1. Obtains training, education, supervision, experience, and/or counsel to assure competent service.

E. Recognizes and respects the expectations and life patterns of clients.

1. Designs individualized programs of child, youth and family care to determine and help meet the psychological, physical, social, cultural and spiritual needs of the clients.

2. Designs programs of child, youth, and family care which address the child’s developmental status, understanding, capacity, and age.

F. Recognizes that there are differences in the needs of children, youth and families.

1. Meets each client’s needs on an individual basis.

2. Considers the implications of acceptance for the child, other children, and the family when gratuities or benefits are offered from a child, youth  or family.

G. Recognizes that competent service often requires collaboration. Such service is a cooperative effort drawing upon the expertise of many.

1. Administers medication prescribed by the lawful prescribing practitioner in accordance with the prescribed directions and only for medical purposes.
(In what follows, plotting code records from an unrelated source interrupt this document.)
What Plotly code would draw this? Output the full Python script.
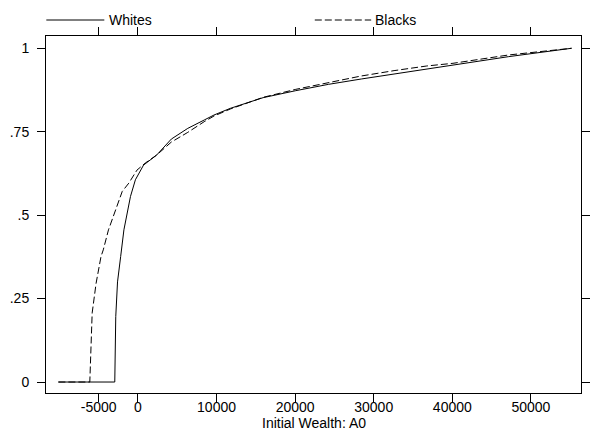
import plotly.graph_objects as go

# Data (cumulative distribution of initial wealth)
whites_x = [-10125, -2950, -2825, -2600, -2200, -1787, -950, -325, 712, 2375,
            4250, 6337, 8425, 9675, 11750, 13837, 15925, 20087, 24250, 28425,
            32587, 36750, 40087, 47175, 55175]
whites_y = [0, 0, 0.196, 0.30, 0.376, 0.456, 0.556, 0.606, 0.650, 0.68,
            0.728, 0.760, 0.785, 0.80, 0.82, 0.835, 0.852, 0.873, 0.892, 0.908,
            0.923, 0.937, 0.948, 0.975, 1.0]

blacks_x = [-10125, -6125, -5825, -5325, -4700, -4412, -3750, -2825, -2000, -1162,
            -125, 925, 2375, 4250, 6337, 8425, 9675, 11750, 13837, 15925,
            20087, 24250, 28425, 32587, 36750, 40087, 47175, 55175]
blacks_y = [0, 0, 0.207, 0.296, 0.376, 0.396, 0.456, 0.516, 0.571, 0.596,
            0.635, 0.656, 0.68, 0.719, 0.748, 0.780, 0.797, 0.818, 0.835, 0.853,
            0.877, 0.898, 0.917, 0.933, 0.947, 0.955, 0.98, 1.0]

x_ticks = [-5000, 0, 10000, 20000, 30000, 40000, 50000]
x_ticklabels = ["-5000", "0", "10000", "20000", "30000", "40000", "50000"]
y_ticks = [0, 0.25, 0.5, 0.75, 1]
y_ticklabels = ["0", ".25", ".5", ".75", "1"]

FONT = "Liberation Sans, Arial, sans-serif"

fig = go.Figure()
fig.add_trace(go.Scatter(x=whites_x, y=whites_y, mode="lines", name="Whites",
                         line=dict(color="black", width=1)))
fig.add_trace(go.Scatter(x=blacks_x, y=blacks_y, mode="lines", name="Blacks",
                         line=dict(color="black", width=1, dash="7px,3px")))

# Stata-style legend above the plot
legend_y = 1.0448
fig.add_shape(type="line", xref="paper", yref="paper", x0=0.0006, x1=0.109,
              y0=legend_y, y1=legend_y, line=dict(color="black", width=1))
fig.add_shape(type="line", xref="paper", yref="paper", x0=0.5024, x1=0.6078,
              y0=legend_y, y1=legend_y, line=dict(color="black", width=1, dash="7px,3px"))
fig.add_annotation(text="Whites", xref="paper", yref="paper", x=0.1131, y=legend_y,
                   xanchor="left", yanchor="middle", showarrow=False,
                   font=dict(family=FONT, size=14, color="black"))
fig.add_annotation(text="Blacks", xref="paper", yref="paper", x=0.611, y=legend_y,
                   xanchor="left", yanchor="middle", showarrow=False,
                   font=dict(family=FONT, size=14, color="black"))
fig.add_annotation(text="Initial Wealth: A0", xref="paper", yref="paper", x=0.5, y=0,
                   xanchor="center", yanchor="middle", yshift=-30, showarrow=False,
                   font=dict(family=FONT, size=14, color="black"))

axis_common = dict(showgrid=False, zeroline=False, showline=True, linecolor="black",
                   linewidth=1, mirror="ticks", ticks="outside", ticklen=8,
                   tickcolor="black", tickwidth=1,
                   tickfont=dict(family=FONT, size=14, color="black"))

fig.update_layout(
    width=594, height=432,
    margin=dict(l=46, r=4, t=36, b=39),
    paper_bgcolor="white", plot_bgcolor="white",
    showlegend=False,
    xaxis=dict(range=[-11700, 56375], tickvals=x_ticks, ticktext=x_ticklabels,
               ticklabelstandoff=-7, **axis_common),
    yaxis=dict(range=[-0.0329, 1.0368], tickvals=y_ticks, ticktext=y_ticklabels,
               ticklabelstandoff=5, **axis_common),
)

fig.write_html("out.html")
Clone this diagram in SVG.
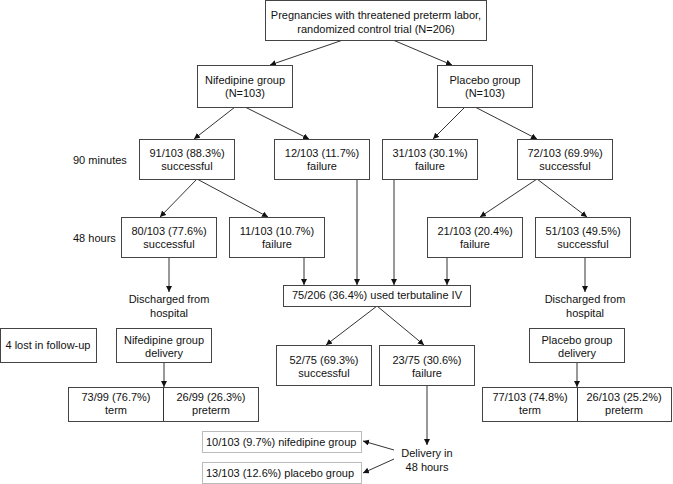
<svg xmlns="http://www.w3.org/2000/svg" width="673" height="484" viewBox="0 0 673 484">
<defs>
<marker id="ah" markerUnits="userSpaceOnUse" markerWidth="8" markerHeight="8" refX="6" refY="3" orient="auto">
<path d="M0,0 L6,3 L0,6 Z" fill="#111"/>
</marker>
<style>
rect.b{fill:#fff;stroke:#444;stroke-width:1}
rect.d{fill:#fff;stroke:#777;stroke-width:1;stroke-dasharray:1,1}
line.c{stroke:#333;stroke-width:1}
text{font-family:"Liberation Sans",Arial,sans-serif;font-size:11px;fill:#111}
.m{text-anchor:middle}
</style>
</defs>
<g id="connectors">
<line class="c" x1="343" y1="40" x2="270" y2="65" marker-end="url(#ah)"/>
<line class="c" x1="393" y1="40" x2="452" y2="65" marker-end="url(#ah)"/>
<line class="c" x1="235" y1="107" x2="194" y2="139" marker-end="url(#ah)"/>
<line class="c" x1="245" y1="107" x2="309" y2="139" marker-end="url(#ah)"/>
<line class="c" x1="465" y1="107" x2="433" y2="139" marker-end="url(#ah)"/>
<line class="c" x1="475" y1="107" x2="537" y2="139" marker-end="url(#ah)"/>
<line class="c" x1="197" y1="179" x2="160" y2="217" marker-end="url(#ah)"/>
<line class="c" x1="197" y1="179" x2="268" y2="217" marker-end="url(#ah)"/>
<line class="c" x1="537" y1="179" x2="480" y2="217" marker-end="url(#ah)"/>
<line class="c" x1="537" y1="179" x2="587" y2="217" marker-end="url(#ah)"/>
<line class="c" x1="169" y1="257" x2="169" y2="292" marker-end="url(#ah)"/>
<line class="c" x1="585" y1="257" x2="585" y2="292" marker-end="url(#ah)"/>
<line class="c" x1="304" y1="257" x2="304" y2="285" marker-end="url(#ah)"/>
<line class="c" x1="357" y1="179" x2="357" y2="285" marker-end="url(#ah)"/>
<line class="c" x1="394" y1="179" x2="394" y2="285" marker-end="url(#ah)"/>
<line class="c" x1="447" y1="257" x2="447" y2="285" marker-end="url(#ah)"/>
<line class="c" x1="377" y1="306" x2="326" y2="345" marker-end="url(#ah)"/>
<line class="c" x1="377" y1="306" x2="424" y2="345" marker-end="url(#ah)"/>
<line class="c" x1="427" y1="385" x2="427" y2="445" marker-end="url(#ah)"/>
<line class="c" x1="394" y1="450" x2="363" y2="441" marker-end="url(#ah)"/>
<line class="c" x1="394" y1="459" x2="363" y2="473" marker-end="url(#ah)"/>
<line class="c" x1="164" y1="362" x2="164" y2="387" marker-end="url(#ah)"/>
<line class="c" x1="577" y1="362" x2="577" y2="387" marker-end="url(#ah)"/>
</g>
<g id="n_top"><rect class="b" x="265.5" y="0.5" width="221" height="40"/>
<text class="m" x="376" y="19">Pregnancies with threatened preterm labor,</text>
<text class="m" x="376" y="33">randomized control trial (N=206)</text></g>
<g id="n_nif"><rect class="b" x="197.5" y="65.5" width="95" height="42"/>
<text class="m" x="245" y="84">Nifedipine group</text><text class="m" x="245" y="97">(N=103)</text></g>
<g id="n_pla"><rect class="b" x="437.5" y="65.5" width="95" height="42"/>
<text class="m" x="485" y="84">Placebo group</text><text class="m" x="485" y="97">(N=103)</text></g>
<g id="lbl_90"><text x="73" y="164">90 minutes</text></g>
<g id="lbl_48"><text x="73" y="242">48 hours</text></g>
<g id="n_91"><rect class="b" x="139.5" y="139.5" width="95" height="40"/>
<text class="m" x="187" y="157">91/103 (88.3%)</text><text class="m" x="187" y="170">successful</text></g>
<g id="n_12"><rect class="b" x="274.5" y="139.5" width="95" height="40"/>
<text class="m" x="322" y="157">12/103 (11.7%)</text><text class="m" x="322" y="170">failure</text></g>
<g id="n_31"><rect class="b" x="382.5" y="139.5" width="95" height="40"/>
<text class="m" x="430" y="157">31/103 (30.1%)</text><text class="m" x="430" y="170">failure</text></g>
<g id="n_72"><rect class="b" x="517.5" y="139.5" width="95" height="40"/>
<text class="m" x="565" y="157">72/103 (69.9%)</text><text class="m" x="565" y="170">successful</text></g>
<g id="n_80"><rect class="b" x="121.5" y="217.5" width="95" height="40"/>
<text class="m" x="169" y="235">80/103 (77.6%)</text><text class="m" x="169" y="248">successful</text></g>
<g id="n_11"><rect class="b" x="229.5" y="217.5" width="95" height="40"/>
<text class="m" x="277" y="235">11/103 (10.7%)</text><text class="m" x="277" y="248">failure</text></g>
<g id="n_21"><rect class="b" x="427.5" y="217.5" width="95" height="40"/>
<text class="m" x="475" y="235">21/103 (20.4%)</text><text class="m" x="475" y="248">failure</text></g>
<g id="n_51"><rect class="b" x="535.5" y="217.5" width="95" height="40"/>
<text class="m" x="583" y="235">51/103 (49.5%)</text><text class="m" x="583" y="248">successful</text></g>
<g id="n_dis_l"><text class="m" x="169" y="303">Discharged from</text><text class="m" x="169" y="317">hospital</text></g>
<g id="n_dis_r"><text class="m" x="585" y="303">Discharged from</text><text class="m" x="585" y="317">hospital</text></g>
<g id="n_75"><rect class="b" x="283.5" y="285.5" width="187" height="21"/>
<text class="m" x="377" y="299">75/206 (36.4%) used terbutaline IV</text></g>
<g id="n_lost"><rect class="b" x="0.5" y="328.5" width="96" height="34"/>
<text class="m" x="48" y="349">4 lost in follow-up</text></g>
<g id="n_nifdel"><rect class="b" x="116.5" y="328.5" width="95" height="34"/>
<text class="m" x="164" y="344">Nifedipine group</text><text class="m" x="164" y="357">delivery</text></g>
<g id="n_pladel"><rect class="b" x="529.5" y="328.5" width="95" height="34"/>
<text class="m" x="577" y="344">Placebo group</text><text class="m" x="577" y="357">delivery</text></g>
<g id="n_52"><rect class="b" x="276.5" y="345.5" width="95" height="40"/>
<text class="m" x="324" y="364">52/75 (69.3%)</text><text class="m" x="324" y="377">successful</text></g>
<g id="n_23"><rect class="b" x="379.5" y="345.5" width="95" height="40"/>
<text class="m" x="427" y="364">23/75 (30.6%)</text><text class="m" x="427" y="377">failure</text></g>
<g id="n_nifout"><rect class="b" x="68.5" y="387.5" width="190" height="34"/>
<line class="c" x1="163.5" y1="387" x2="163.5" y2="421"/>
<text class="m" x="116" y="401">73/99 (76.7%)</text><text class="m" x="116" y="414">term</text>
<text class="m" x="211" y="401">26/99 (26.3%)</text><text class="m" x="211" y="414">preterm</text></g>
<g id="n_plaout"><rect class="b" x="482.5" y="387.5" width="189" height="34"/>
<line class="c" x1="577.5" y1="387" x2="577.5" y2="421"/>
<text class="m" x="530" y="401">77/103 (74.8%)</text><text class="m" x="530" y="414">term</text>
<text class="m" x="624" y="401">26/103 (25.2%)</text><text class="m" x="624" y="414">preterm</text></g>
<g id="n_del48"><text class="m" x="427" y="457">Delivery in</text><text class="m" x="427" y="471">48 hours</text></g>
<g id="n_10"><rect class="d" x="202.5" y="431.5" width="159" height="21"/>
<text x="206" y="446">10/103 (9.7%) nifedipine group</text></g>
<g id="n_13"><rect class="d" x="202.5" y="462.5" width="159" height="21"/>
<text x="206" y="477">13/103 (12.6%) placebo group</text></g>
</svg>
Seeks consultation when necessary.

2. Refers the client to other professionals and/or seeks assistance to ensure appropriate services.

3. Observes, assesses, and evaluates services/treatments prescribed or designed by other professionals.

H. Recognizes the client’s membership within a family and community, and facilitates the participation of significant others in service to the client.

I. Fosters client self determination.

J. Respects the privacy of clients and holds in confidence information obtained in the course of professional service.

K. Ensures that the boundaries between professional and personal relationships with clients is explicitly understood and respected, and that the practitioner’s behavior is appropriate to this difference.

1. Sexual intimacy with a client, or the family member of a client, is unethical.



A. Treats colleagues with respect, courtesy, fairness, and good faith.

B. Relates to the clients of colleagues with professional consideration.

C. Respects the commitments made to the employer/employing organization.


A. Recognizes that in situations of professional practice the standards in this code shall guide the resolution of ethical conflicts.

B. Promotes ethical conduct by members of the profession.

1. Seeks arbitration or mediation when conflicts with colleagues require                                  consultation and if an informal resolution seems appropriate.

2. Reports ethical violations to appropriate persons and/or bodies when an informal resolution is not appropriate.

C. Encourages collaborative participation by professionals, client, family and community to share responsibility for client outcomes.

D. Ensures that research is designed, conducted, and reported in accordance with high quality Child and Youth Care practice, and recognized standards of scholarship, and research ethics.

E. Ensures that education and training programs are competently designed and delivered.

1. Programs meet the requirements/claims set forth by the program.

2. Experiences provided are properly supervised.

F. Ensures that administrators and supervisors lead programs in high quality and ethical practice in relation to clients, staff, governing bodies, and the community.

1. Provides support for professional growth.

2. Evaluates staff on the basis of performance on established  requirements.


A. Contributes to the profession in making services available to the public.

B. Promotes understanding and facilitates acceptance of diversity in society.

C. Demonstrates the standards of this Code with students and volunteers.

D. Encourages informed participation by the public in shaping social policies and institutions.


2Client is defined as the child, family, and former clients.